* Your objective: The lines to return are those from the one containing "Output the component" down to the one containing "XAxis, YAxis, CartesianGrid", inclusive; return them exactly and nothing else.

* Dataset records:

• • • •

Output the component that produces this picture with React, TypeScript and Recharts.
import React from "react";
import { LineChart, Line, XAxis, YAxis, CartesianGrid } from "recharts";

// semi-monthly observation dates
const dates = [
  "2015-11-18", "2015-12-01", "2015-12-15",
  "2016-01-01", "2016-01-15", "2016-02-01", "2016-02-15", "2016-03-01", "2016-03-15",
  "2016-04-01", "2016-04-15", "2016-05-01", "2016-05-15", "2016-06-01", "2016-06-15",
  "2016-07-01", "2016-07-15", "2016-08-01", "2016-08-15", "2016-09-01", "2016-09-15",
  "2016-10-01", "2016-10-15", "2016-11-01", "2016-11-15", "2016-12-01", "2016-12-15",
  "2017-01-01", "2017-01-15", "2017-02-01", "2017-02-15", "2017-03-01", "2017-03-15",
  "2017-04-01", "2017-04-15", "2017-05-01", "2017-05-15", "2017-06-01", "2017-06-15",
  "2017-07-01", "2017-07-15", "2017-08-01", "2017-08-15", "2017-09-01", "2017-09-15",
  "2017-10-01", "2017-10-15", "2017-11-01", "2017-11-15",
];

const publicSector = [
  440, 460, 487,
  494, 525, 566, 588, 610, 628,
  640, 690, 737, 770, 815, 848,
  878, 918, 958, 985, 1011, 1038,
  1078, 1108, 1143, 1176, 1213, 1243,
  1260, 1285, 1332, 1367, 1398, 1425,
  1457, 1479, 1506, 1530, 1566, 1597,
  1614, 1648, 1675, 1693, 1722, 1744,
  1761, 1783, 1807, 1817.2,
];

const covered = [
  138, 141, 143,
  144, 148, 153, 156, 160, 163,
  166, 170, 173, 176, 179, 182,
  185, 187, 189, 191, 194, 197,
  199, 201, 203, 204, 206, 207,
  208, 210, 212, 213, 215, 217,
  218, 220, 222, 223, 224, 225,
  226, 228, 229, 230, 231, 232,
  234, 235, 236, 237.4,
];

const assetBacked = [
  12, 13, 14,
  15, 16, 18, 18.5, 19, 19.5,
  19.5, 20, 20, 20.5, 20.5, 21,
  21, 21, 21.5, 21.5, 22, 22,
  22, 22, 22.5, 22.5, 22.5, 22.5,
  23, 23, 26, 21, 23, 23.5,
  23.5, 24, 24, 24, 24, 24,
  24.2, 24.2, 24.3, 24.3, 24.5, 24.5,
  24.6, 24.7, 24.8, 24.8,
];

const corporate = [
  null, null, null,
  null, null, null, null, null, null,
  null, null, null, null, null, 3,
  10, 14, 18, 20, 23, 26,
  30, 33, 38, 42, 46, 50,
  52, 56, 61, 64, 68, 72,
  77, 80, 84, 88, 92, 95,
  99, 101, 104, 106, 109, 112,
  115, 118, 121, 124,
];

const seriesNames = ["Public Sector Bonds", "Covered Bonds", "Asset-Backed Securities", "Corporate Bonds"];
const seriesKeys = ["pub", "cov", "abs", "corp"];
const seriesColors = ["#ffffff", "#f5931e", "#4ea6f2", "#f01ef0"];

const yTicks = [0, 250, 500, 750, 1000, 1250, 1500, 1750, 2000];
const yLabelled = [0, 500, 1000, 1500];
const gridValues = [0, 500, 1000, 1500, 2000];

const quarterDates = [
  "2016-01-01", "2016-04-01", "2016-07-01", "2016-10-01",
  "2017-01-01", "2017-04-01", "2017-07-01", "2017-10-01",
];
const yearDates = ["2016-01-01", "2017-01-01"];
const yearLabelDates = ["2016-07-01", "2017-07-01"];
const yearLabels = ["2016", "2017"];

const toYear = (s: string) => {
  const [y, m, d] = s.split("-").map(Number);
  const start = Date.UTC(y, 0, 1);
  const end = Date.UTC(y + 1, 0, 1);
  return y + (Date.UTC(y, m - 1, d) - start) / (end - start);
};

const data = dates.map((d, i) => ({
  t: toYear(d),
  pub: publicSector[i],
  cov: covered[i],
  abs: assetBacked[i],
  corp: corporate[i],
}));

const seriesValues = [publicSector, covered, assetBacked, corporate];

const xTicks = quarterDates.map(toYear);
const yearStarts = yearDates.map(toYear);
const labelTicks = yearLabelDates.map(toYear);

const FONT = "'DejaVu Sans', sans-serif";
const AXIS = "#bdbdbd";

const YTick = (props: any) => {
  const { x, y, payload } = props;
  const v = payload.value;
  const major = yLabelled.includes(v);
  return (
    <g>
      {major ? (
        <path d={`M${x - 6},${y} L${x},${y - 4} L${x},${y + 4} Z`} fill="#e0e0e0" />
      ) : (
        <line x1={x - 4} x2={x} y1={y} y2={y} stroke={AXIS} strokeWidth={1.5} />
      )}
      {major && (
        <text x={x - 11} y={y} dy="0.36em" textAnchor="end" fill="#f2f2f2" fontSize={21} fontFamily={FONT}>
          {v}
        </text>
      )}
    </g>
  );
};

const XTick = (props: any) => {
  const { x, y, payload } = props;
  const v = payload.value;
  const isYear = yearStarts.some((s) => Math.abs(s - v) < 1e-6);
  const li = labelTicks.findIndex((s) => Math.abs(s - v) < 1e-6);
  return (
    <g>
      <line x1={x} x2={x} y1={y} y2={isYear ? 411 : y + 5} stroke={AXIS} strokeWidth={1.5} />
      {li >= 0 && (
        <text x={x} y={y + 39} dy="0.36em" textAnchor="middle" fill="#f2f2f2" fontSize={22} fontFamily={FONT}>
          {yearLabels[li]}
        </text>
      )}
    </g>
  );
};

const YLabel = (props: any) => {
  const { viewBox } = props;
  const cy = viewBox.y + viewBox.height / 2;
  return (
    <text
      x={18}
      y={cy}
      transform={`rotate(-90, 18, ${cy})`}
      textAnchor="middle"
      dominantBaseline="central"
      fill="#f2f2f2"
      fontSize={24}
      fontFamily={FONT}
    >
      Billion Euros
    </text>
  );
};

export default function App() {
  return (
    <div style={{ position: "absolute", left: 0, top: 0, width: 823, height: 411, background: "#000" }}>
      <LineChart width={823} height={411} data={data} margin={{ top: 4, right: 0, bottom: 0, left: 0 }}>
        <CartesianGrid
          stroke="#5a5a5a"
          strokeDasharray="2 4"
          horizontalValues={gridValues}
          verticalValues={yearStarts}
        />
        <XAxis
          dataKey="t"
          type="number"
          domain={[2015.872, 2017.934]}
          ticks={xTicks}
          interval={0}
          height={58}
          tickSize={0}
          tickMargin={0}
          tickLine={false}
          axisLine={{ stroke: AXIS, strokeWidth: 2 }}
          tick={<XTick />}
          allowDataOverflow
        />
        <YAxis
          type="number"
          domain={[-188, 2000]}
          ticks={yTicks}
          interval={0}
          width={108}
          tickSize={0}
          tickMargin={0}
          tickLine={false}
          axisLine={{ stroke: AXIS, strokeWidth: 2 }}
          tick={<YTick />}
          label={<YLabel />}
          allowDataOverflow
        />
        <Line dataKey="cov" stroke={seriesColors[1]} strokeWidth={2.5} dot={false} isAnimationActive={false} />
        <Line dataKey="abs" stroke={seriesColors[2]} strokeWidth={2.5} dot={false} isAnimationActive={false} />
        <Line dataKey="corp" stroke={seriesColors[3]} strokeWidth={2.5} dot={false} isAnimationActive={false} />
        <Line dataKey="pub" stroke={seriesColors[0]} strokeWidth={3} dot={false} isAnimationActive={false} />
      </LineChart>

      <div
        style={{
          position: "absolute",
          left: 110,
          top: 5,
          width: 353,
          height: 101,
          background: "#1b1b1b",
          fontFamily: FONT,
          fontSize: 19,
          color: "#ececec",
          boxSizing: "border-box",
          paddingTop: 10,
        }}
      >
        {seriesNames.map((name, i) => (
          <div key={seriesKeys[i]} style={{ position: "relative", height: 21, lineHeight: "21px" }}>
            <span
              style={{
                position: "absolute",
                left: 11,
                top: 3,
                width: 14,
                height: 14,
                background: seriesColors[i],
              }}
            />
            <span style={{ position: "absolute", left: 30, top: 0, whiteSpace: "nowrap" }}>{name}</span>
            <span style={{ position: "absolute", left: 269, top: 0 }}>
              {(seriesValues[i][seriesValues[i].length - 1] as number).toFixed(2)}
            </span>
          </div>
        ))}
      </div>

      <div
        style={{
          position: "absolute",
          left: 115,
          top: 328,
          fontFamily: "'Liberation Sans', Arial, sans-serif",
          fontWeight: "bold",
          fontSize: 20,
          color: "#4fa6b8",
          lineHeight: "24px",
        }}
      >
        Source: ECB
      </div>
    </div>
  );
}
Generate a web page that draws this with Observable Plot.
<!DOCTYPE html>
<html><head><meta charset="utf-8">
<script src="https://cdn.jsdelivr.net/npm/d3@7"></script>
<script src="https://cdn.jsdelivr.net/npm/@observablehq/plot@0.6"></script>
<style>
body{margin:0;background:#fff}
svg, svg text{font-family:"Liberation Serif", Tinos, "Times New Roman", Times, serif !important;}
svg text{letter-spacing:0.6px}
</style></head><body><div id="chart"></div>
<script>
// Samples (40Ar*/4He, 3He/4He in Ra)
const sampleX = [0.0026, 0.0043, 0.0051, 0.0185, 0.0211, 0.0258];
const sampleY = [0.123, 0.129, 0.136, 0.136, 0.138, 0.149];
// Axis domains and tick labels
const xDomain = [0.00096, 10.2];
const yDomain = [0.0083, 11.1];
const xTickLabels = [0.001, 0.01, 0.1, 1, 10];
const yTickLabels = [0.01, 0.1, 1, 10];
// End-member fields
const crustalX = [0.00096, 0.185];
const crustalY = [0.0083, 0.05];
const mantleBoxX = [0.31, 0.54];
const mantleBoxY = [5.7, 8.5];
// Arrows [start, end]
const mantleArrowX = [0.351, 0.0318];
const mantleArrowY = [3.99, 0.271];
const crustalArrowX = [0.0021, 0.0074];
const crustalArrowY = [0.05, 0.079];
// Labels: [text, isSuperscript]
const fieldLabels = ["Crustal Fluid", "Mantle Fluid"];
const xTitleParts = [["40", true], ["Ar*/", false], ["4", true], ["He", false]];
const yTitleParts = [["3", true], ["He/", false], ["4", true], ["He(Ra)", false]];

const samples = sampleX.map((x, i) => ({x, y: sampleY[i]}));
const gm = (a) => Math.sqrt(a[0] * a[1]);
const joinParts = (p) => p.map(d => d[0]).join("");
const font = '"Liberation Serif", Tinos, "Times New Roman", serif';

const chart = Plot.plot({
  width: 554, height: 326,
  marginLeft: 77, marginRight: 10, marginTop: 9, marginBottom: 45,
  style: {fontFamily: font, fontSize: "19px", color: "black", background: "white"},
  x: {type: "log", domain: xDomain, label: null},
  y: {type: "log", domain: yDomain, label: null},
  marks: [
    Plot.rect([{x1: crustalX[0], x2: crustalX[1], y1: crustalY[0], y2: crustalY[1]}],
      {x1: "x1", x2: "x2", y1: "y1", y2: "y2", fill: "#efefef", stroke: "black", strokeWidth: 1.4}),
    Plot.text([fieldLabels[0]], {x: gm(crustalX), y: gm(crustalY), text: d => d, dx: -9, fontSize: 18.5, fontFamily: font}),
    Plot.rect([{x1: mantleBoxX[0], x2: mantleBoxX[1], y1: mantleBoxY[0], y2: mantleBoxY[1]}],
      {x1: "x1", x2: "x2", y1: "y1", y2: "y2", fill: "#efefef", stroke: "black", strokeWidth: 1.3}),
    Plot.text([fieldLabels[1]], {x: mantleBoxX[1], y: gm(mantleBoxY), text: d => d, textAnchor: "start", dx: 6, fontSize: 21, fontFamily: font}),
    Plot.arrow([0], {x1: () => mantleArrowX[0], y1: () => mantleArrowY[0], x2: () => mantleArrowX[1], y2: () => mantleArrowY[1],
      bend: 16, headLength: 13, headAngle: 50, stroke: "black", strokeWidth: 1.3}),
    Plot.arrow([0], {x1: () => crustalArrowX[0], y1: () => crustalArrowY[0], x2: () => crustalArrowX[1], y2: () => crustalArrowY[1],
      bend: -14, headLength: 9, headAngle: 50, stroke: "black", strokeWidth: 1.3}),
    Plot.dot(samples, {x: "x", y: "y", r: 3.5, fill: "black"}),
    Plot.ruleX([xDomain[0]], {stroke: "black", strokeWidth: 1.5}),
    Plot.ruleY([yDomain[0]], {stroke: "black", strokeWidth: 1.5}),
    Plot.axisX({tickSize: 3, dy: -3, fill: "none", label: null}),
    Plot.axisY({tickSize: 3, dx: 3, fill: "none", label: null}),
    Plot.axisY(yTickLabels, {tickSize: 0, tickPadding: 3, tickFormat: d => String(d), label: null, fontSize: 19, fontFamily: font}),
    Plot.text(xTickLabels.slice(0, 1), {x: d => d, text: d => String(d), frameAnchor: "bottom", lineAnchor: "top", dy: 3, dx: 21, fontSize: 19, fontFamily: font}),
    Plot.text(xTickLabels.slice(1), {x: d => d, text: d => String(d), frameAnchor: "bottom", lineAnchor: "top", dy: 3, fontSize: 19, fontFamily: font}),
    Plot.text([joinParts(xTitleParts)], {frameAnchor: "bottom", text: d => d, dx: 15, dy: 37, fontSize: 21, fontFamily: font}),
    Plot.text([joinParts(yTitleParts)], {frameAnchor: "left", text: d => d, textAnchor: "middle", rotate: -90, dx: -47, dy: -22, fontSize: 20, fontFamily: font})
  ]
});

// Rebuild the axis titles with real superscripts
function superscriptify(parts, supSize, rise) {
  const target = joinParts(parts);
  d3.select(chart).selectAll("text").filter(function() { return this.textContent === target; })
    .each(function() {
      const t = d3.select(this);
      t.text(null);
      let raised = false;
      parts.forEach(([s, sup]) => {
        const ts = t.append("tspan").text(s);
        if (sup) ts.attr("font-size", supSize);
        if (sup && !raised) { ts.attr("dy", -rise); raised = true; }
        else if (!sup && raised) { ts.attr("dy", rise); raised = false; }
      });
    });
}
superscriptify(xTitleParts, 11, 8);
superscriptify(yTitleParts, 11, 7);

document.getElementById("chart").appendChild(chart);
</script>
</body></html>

• • • •

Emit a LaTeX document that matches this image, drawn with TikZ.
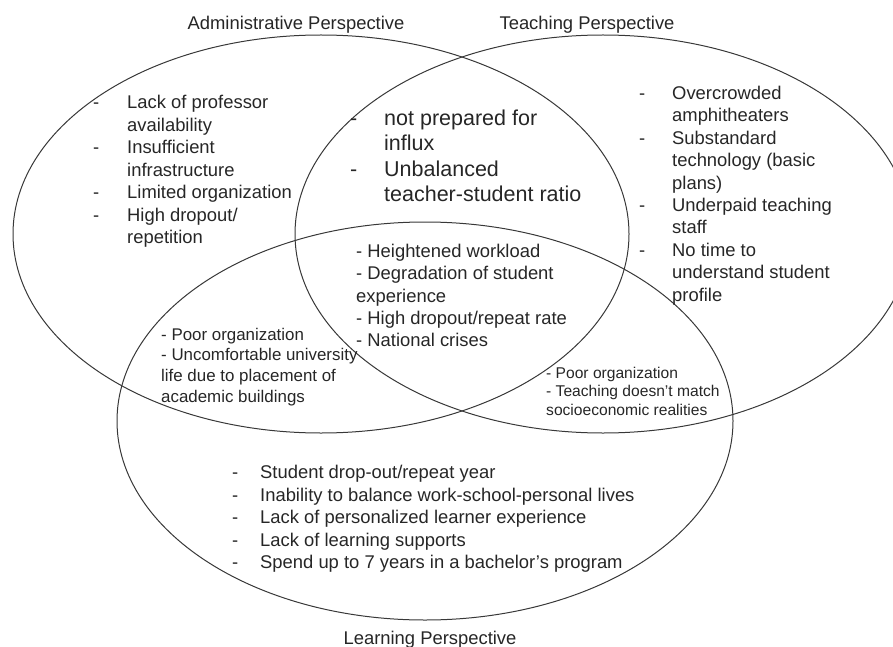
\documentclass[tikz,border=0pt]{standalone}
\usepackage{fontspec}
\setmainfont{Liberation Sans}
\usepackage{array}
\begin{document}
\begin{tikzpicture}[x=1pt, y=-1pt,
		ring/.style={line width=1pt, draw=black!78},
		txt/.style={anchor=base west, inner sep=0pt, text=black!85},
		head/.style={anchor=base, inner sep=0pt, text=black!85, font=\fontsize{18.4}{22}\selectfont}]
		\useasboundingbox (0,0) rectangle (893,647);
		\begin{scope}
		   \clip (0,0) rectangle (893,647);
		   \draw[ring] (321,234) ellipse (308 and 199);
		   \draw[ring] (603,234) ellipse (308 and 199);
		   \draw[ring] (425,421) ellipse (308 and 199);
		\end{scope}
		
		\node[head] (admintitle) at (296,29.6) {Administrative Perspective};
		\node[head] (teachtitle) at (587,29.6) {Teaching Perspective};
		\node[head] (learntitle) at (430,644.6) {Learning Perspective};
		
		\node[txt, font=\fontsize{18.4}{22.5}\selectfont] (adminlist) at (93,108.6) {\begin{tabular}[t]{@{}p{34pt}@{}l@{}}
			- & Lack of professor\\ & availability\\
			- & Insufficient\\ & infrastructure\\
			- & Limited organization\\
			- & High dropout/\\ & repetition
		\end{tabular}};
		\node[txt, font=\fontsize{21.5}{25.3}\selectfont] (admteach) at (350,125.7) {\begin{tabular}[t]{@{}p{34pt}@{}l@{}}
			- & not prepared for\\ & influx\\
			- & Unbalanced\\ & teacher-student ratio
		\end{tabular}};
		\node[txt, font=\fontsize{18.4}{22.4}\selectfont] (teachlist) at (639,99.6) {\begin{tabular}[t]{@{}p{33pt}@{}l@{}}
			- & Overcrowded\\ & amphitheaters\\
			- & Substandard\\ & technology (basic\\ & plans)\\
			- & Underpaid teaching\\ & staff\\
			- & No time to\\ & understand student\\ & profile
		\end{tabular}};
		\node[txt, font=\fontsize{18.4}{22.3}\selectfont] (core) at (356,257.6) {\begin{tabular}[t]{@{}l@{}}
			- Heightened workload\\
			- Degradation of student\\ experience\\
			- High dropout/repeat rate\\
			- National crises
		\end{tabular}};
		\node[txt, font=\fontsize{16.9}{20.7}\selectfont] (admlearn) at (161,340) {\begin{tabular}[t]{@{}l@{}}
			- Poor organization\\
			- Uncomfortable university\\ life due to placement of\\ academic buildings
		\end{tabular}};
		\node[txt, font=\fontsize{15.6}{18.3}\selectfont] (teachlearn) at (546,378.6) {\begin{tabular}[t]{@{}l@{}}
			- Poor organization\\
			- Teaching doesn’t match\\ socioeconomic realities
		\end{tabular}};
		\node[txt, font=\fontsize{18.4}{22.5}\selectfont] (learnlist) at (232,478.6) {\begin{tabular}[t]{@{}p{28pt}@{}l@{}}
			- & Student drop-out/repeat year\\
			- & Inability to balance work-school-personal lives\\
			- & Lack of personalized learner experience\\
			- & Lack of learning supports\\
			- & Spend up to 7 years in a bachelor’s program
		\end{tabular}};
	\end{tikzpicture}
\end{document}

• • • •

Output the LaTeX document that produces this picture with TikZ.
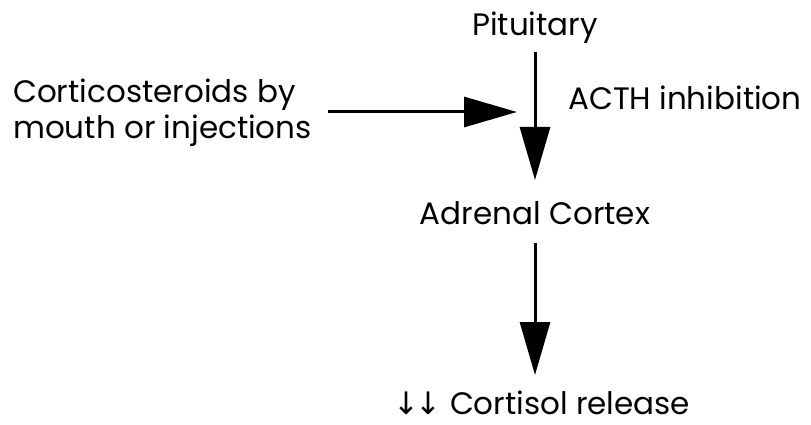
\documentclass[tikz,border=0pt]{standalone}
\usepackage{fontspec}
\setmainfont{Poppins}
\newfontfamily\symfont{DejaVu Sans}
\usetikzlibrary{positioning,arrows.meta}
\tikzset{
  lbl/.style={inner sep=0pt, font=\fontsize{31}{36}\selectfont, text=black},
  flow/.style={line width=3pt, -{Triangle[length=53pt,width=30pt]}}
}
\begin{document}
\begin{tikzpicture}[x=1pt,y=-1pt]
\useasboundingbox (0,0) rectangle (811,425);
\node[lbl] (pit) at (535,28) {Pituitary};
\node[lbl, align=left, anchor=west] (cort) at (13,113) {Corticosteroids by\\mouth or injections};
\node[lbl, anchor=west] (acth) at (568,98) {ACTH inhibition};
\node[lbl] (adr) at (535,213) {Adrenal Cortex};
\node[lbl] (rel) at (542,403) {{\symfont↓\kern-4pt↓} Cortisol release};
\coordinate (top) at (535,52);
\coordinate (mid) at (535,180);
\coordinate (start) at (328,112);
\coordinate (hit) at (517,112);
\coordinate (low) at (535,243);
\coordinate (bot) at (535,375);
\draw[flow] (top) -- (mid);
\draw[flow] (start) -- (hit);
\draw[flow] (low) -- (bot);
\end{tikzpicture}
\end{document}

• • • •

* The completed task:
Output the component that produces this picture with React, TypeScript and Recharts.
import React from "react";
import { LineChart, Line, XAxis, YAxis, CartesianGrid } from "recharts";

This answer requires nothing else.